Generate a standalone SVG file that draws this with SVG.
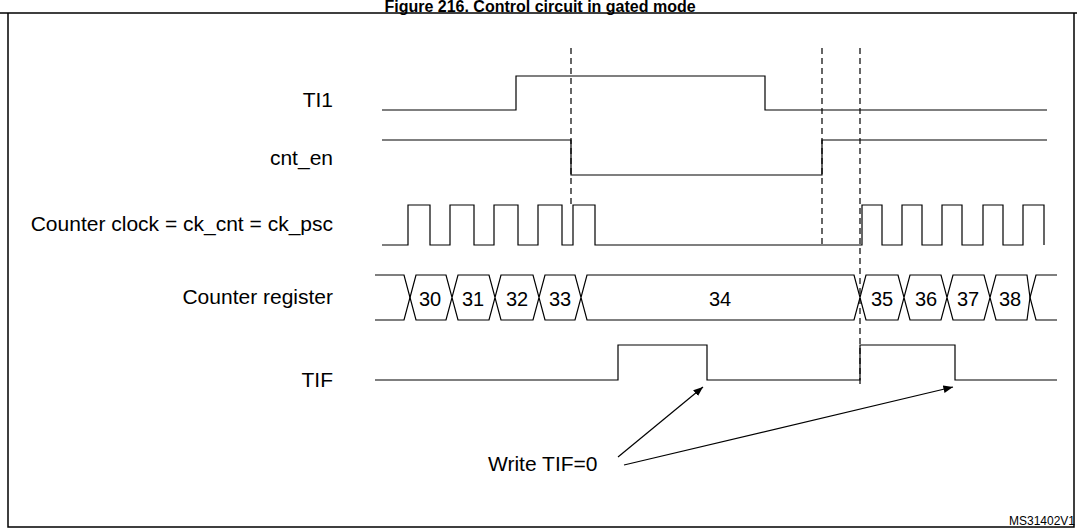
<svg xmlns="http://www.w3.org/2000/svg" width="1077" height="531" viewBox="0 0 1077 531">
<style>
text{font-family:"Liberation Sans",Arial,sans-serif;fill:#000}
.l{font-size:21px;text-anchor:end}
.n{font-size:20px;text-anchor:middle}
.w{fill:none;stroke:#000;stroke-width:1.2}
.d{fill:none;stroke:#000;stroke-width:1.2;stroke-dasharray:6,4}
</style>
<defs><marker id="a" viewBox="0 0 10 10" refX="10" refY="5" markerWidth="8" markerHeight="8" orient="auto"><path d="M0,1L10,5L0,9z" fill="#000"/></marker></defs>
<rect width="1077" height="531" fill="#fff"/>
<text x="540" y="12" font-size="16" font-weight="bold" text-anchor="middle">Figure 216. Control circuit in gated mode</text>
<path d="M0,13H1077M8,13V527H1074V13" fill="none" stroke="#000" stroke-width="1.5"/>
<g id="labels">
<text class="l" x="333" y="107">TI1</text>
<text class="l" x="333" y="165">cnt_en</text>
<text class="l" x="333" y="231">Counter clock = ck_cnt = ck_psc</text>
<text class="l" x="333" y="304">Counter register</text>
<text class="l" x="333" y="387">TIF</text>
<text x="488" y="471" font-size="21">Write TIF=0</text>
<text x="1075" y="525" font-size="12" text-anchor="end">MS31402V1</text>
</g>
<g id="waves">
<path class="w" d="M382,110H516V76H765V110H1047"/>
<path class="w" d="M382,140H571V175H822V140H1047"/>
<path class="w" d="M382,245H408V205H430V245H450V205H474V245H494V205H518V245H538V205H562V245H573V205H595V245H862V205H882V245H902V205H922V245H942V205H962V245H983V205H1003V245H1023V205H1044V245"/>
<path class="w" d="M375,275H404L410,297.5L404,320H375M1057,275H1036L1030,297.5L1036,320H1057"/>
<path class="w" d="M410,297.5L416,275H446L452,297.5L458,275H489L495,297.5L501,275H533L539,297.5L545,275H575L581,297.5L587,275H854L860,297.5L866,275H898L904,297.5L910,275H941L947,297.5L953,275H984L990,297.5L996,275H1027L1030,297.5L1027,320H996L990,297.5L984,320H953L947,297.5L941,320H910L904,297.5L898,320H866L860,297.5L854,320H587L581,297.5L575,320H545L539,297.5L533,320H501L495,297.5L489,320H458L452,297.5L446,320H416Z"/>
<text class="n" x="430" y="306">30</text><text class="n" x="473" y="306">31</text><text class="n" x="517" y="306">32</text><text class="n" x="560" y="306">33</text>
<text class="n" x="720" y="306">34</text><text class="n" x="882" y="306">35</text><text class="n" x="926" y="306">36</text><text class="n" x="968" y="306">37</text><text class="n" x="1010" y="306">38</text>
<path class="w" d="M375,380H618V345H707V380H860V345H955V380H1057"/>
</g>
<g id="connectors">
<path class="d" d="M571,48V205M822,48V245M860,48V385"/>
<path class="w" d="M618,457L703,387" marker-end="url(#a)"/>
<path class="w" d="M624,465L953,387" marker-end="url(#a)"/>
</g>
</svg>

◇ ◇ ◇

**Stated goal**
Except for the pictures, print the data above exactly.

**Response to this task**
Generate a standalone SVG file that draws this with SVG.
<svg xmlns="http://www.w3.org/2000/svg" width="1077" height="531" viewBox="0 0 1077 531">
<style>
text{font-family:"Liberation Sans",Arial,sans-serif;fill:#000}
.l{font-size:21px;text-anchor:end}
.n{font-size:20px;text-anchor:middle}
.w{fill:none;stroke:#000;stroke-width:1.2}
.d{fill:none;stroke:#000;stroke-width:1.2;stroke-dasharray:6,4}
</style>
<defs><marker id="a" viewBox="0 0 10 10" refX="10" refY="5" markerWidth="8" markerHeight="8" orient="auto"><path d="M0,1L10,5L0,9z" fill="#000"/></marker></defs>
<rect width="1077" height="531" fill="#fff"/>
<text x="540" y="12" font-size="16" font-weight="bold" text-anchor="middle">Figure 216. Control circuit in gated mode</text>
<path d="M0,13H1077M8,13V527H1074V13" fill="none" stroke="#000" stroke-width="1.5"/>
<g id="labels">
<text class="l" x="333" y="107">TI1</text>
<text class="l" x="333" y="165">cnt_en</text>
<text class="l" x="333" y="231">Counter clock = ck_cnt = ck_psc</text>
<text class="l" x="333" y="304">Counter register</text>
<text class="l" x="333" y="387">TIF</text>
<text x="488" y="471" font-size="21">Write TIF=0</text>
<text x="1075" y="525" font-size="12" text-anchor="end">MS31402V1</text>
</g>
<g id="waves">
<path class="w" d="M382,110H516V76H765V110H1047"/>
<path class="w" d="M382,140H571V175H822V140H1047"/>
<path class="w" d="M382,245H408V205H430V245H450V205H474V245H494V205H518V245H538V205H562V245H573V205H595V245H862V205H882V245H902V205H922V245H942V205H962V245H983V205H1003V245H1023V205H1044V245"/>
<path class="w" d="M375,275H404L410,297.5L404,320H375M1057,275H1036L1030,297.5L1036,320H1057"/>
<path class="w" d="M410,297.5L416,275H446L452,297.5L458,275H489L495,297.5L501,275H533L539,297.5L545,275H575L581,297.5L587,275H854L860,297.5L866,275H898L904,297.5L910,275H941L947,297.5L953,275H984L990,297.5L996,275H1027L1030,297.5L1027,320H996L990,297.5L984,320H953L947,297.5L941,320H910L904,297.5L898,320H866L860,297.5L854,320H587L581,297.5L575,320H545L539,297.5L533,320H501L495,297.5L489,320H458L452,297.5L446,320H416Z"/>
<text class="n" x="430" y="306">30</text><text class="n" x="473" y="306">31</text><text class="n" x="517" y="306">32</text><text class="n" x="560" y="306">33</text>
<text class="n" x="720" y="306">34</text><text class="n" x="882" y="306">35</text><text class="n" x="926" y="306">36</text><text class="n" x="968" y="306">37</text><text class="n" x="1010" y="306">38</text>
<path class="w" d="M375,380H618V345H707V380H860V345H955V380H1057"/>
</g>
<g id="connectors">
<path class="d" d="M571,48V205M822,48V245M860,48V385"/>
<path class="w" d="M618,457L703,387" marker-end="url(#a)"/>
<path class="w" d="M624,465L953,387" marker-end="url(#a)"/>
</g>
</svg>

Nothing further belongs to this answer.